● Source data:
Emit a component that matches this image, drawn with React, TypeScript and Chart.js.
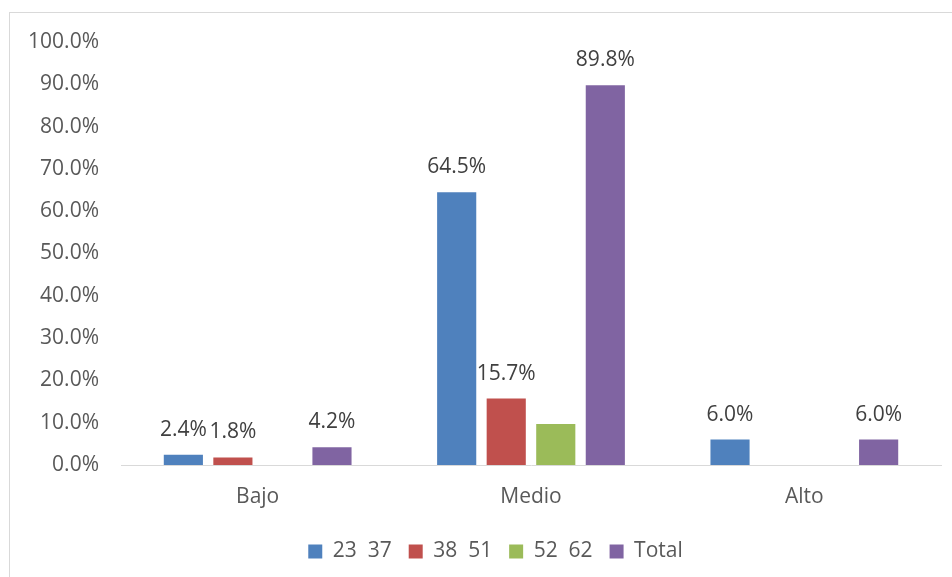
import React, { useEffect, useRef } from "react";
import { Chart, registerables } from "chart.js";

Chart.register(...registerables);

const categories = ["Bajo", "Medio", "Alto"];
const seriesNames = ["23  37", "38  51", "52  62", "Total"];
const serie2337 = [2.4, 64.5, 6.0];
const serie3851 = [1.8, 15.7, null];
const serie5262 = [null, 9.7, null];
const serieTotal = [4.2, 89.8, 6.0];
const showLabels = [true, true, false, true];
const colors = ["#4F81BD", "#C0504D", "#9BBB59", "#8064A2"];
const yTicks = [0, 10, 20, 30, 40, 50, 60, 70, 80, 90, 100];

const FONT = "'Open Sans', sans-serif";

const labelPlugin = {
  id: "barLabels",
  afterLayout(chart: any) {
    if (chart.legend) {
      chart.legend.left += 20;
      chart.legend.right += 20;
    }
  },
  afterDatasetsDraw(chart: any) {
    const ctx = chart.ctx;
    ctx.save();
    ctx.font = `21px ${FONT}`;
    ctx.fillStyle = "#404040";
    ctx.textAlign = "center";
    ctx.textBaseline = "middle";
    chart.data.datasets.forEach((ds: any, i: number) => {
      if (!showLabels[i]) return;
      const meta = chart.getDatasetMeta(i);
      meta.data.forEach((bar: any, j: number) => {
        const v = ds.data[j];
        if (v === null || v === undefined) return;
        ctx.fillText(v.toFixed(1) + "%", bar.x, bar.y - 25);
      });
    });
    ctx.restore();
  },
};

export default function App() {
  const ref = useRef<HTMLCanvasElement>(null);
  useEffect(() => {
    if (!ref.current) return;
    const data = [serie2337, serie3851, serie5262, serieTotal];
    const chart = new Chart(ref.current, {
      type: "bar",
      data: {
        labels: categories,
        datasets: seriesNames.map((name, i) => ({
          label: name,
          data: data[i] as any,
          backgroundColor: colors[i],
          categoryPercentage: 0.725,
          barPercentage: 0.79,
        })),
      },
      options: {
        animation: false,
        responsive: true,
        maintainAspectRatio: false,
        layout: { padding: { top: 29, right: 12, left: 0, bottom: 6 } },
        plugins: {
          tooltip: { enabled: false },
          legend: {
            position: "bottom",
            labels: {
              font: { family: FONT, size: 21 },
              color: "#595959",
              boxWidth: 14,
              boxHeight: 14,
              padding: 17,
            },
          },
        },
        scales: {
          x: {
            afterFit(axis: any) {
              axis.height = 59;
            },
            grid: { display: false, drawTicks: false },
            border: { display: true, color: "#D9D9D9", width: 1 },
            ticks: {
              font: { family: FONT, size: 21 },
              color: "#595959",
              padding: 19,
            },
          },
          y: {
            min: 0,
            max: 100,
            afterBuildTicks(axis: any) {
              axis.ticks = yTicks.map((v) => ({ value: v }));
            },
            afterFit(axis: any) {
              axis.width = 111;
              axis.paddingTop = 0;
              axis.paddingBottom = 0;
            },
            grid: { display: false, drawTicks: false },
            border: { display: false },
            ticks: {
              font: { family: FONT, size: 21 },
              color: "#595959",
              padding: 22,
              callback: (v: any) => Number(v).toFixed(1) + "%",
            },
          },
        },
      },
      plugins: [labelPlugin],
    });
    return () => chart.destroy();
  }, []);

  return (
    <div
      style={{
        position: "absolute",
        left: 9,
        top: 12,
        width: 960,
        height: 580,
        border: "1px solid #D9D9D9",
        boxSizing: "border-box",
        background: "#fff",
      }}
    >
      <div style={{ position: "absolute", left: 0, top: 0, width: 943, height: 565 }}>
        <canvas ref={ref} />
      </div>
    </div>
  );
}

● What the task requires: Repeat all the data as it stands, dropping any images it holds.

● Response to the task:
Emit a component that matches this image, drawn with React, TypeScript and Chart.js.
import React, { useEffect, useRef } from "react";
import { Chart, registerables } from "chart.js";

Chart.register(...registerables);

const categories = ["Bajo", "Medio", "Alto"];
const seriesNames = ["23  37", "38  51", "52  62", "Total"];
const serie2337 = [2.4, 64.5, 6.0];
const serie3851 = [1.8, 15.7, null];
const serie5262 = [null, 9.7, null];
const serieTotal = [4.2, 89.8, 6.0];
const showLabels = [true, true, false, true];
const colors = ["#4F81BD", "#C0504D", "#9BBB59", "#8064A2"];
const yTicks = [0, 10, 20, 30, 40, 50, 60, 70, 80, 90, 100];

const FONT = "'Open Sans', sans-serif";

const labelPlugin = {
  id: "barLabels",
  afterLayout(chart: any) {
    if (chart.legend) {
      chart.legend.left += 20;
      chart.legend.right += 20;
    }
  },
  afterDatasetsDraw(chart: any) {
    const ctx = chart.ctx;
    ctx.save();
    ctx.font = `21px ${FONT}`;
    ctx.fillStyle = "#404040";
    ctx.textAlign = "center";
    ctx.textBaseline = "middle";
    chart.data.datasets.forEach((ds: any, i: number) => {
      if (!showLabels[i]) return;
      const meta = chart.getDatasetMeta(i);
      meta.data.forEach((bar: any, j: number) => {
        const v = ds.data[j];
        if (v === null || v === undefined) return;
        ctx.fillText(v.toFixed(1) + "%", bar.x, bar.y - 25);
      });
    });
    ctx.restore();
  },
};

export default function App() {
  const ref = useRef<HTMLCanvasElement>(null);
  useEffect(() => {
    if (!ref.current) return;
    const data = [serie2337, serie3851, serie5262, serieTotal];
    const chart = new Chart(ref.current, {
      type: "bar",
      data: {
        labels: categories,
        datasets: seriesNames.map((name, i) => ({
          label: name,
          data: data[i] as any,
          backgroundColor: colors[i],
          categoryPercentage: 0.725,
          barPercentage: 0.79,
        })),
      },
      options: {
        animation: false,
        responsive: true,
        maintainAspectRatio: false,
        layout: { padding: { top: 29, right: 12, left: 0, bottom: 6 } },
        plugins: {
          tooltip: { enabled: false },
          legend: {
            position: "bottom",
            labels: {
              font: { family: FONT, size: 21 },
              color: "#595959",
              boxWidth: 14,
              boxHeight: 14,
              padding: 17,
            },
          },
        },
        scales: {
          x: {
            afterFit(axis: any) {
              axis.height = 59;
            },
            grid: { display: false, drawTicks: false },
            border: { display: true, color: "#D9D9D9", width: 1 },
            ticks: {
              font: { family: FONT, size: 21 },
              color: "#595959",
              padding: 19,
            },
          },
          y: {
            min: 0,
            max: 100,
            afterBuildTicks(axis: any) {
              axis.ticks = yTicks.map((v) => ({ value: v }));
            },
            afterFit(axis: any) {
              axis.width = 111;
              axis.paddingTop = 0;
              axis.paddingBottom = 0;
            },
            grid: { display: false, drawTicks: false },
            border: { display: false },
            ticks: {
              font: { family: FONT, size: 21 },
              color: "#595959",
              padding: 22,
              callback: (v: any) => Number(v).toFixed(1) + "%",
            },
          },
        },
      },
      plugins: [labelPlugin],
    });
    return () => chart.destroy();
  }, []);

  return (
    <div
      style={{
        position: "absolute",
        left: 9,
        top: 12,
        width: 960,
        height: 580,
        border: "1px solid #D9D9D9",
        boxSizing: "border-box",
        background: "#fff",
      }}
    >
      <div style={{ position: "absolute", left: 0, top: 0, width: 943, height: 565 }}>
        <canvas ref={ref} />
      </div>
    </div>
  );
}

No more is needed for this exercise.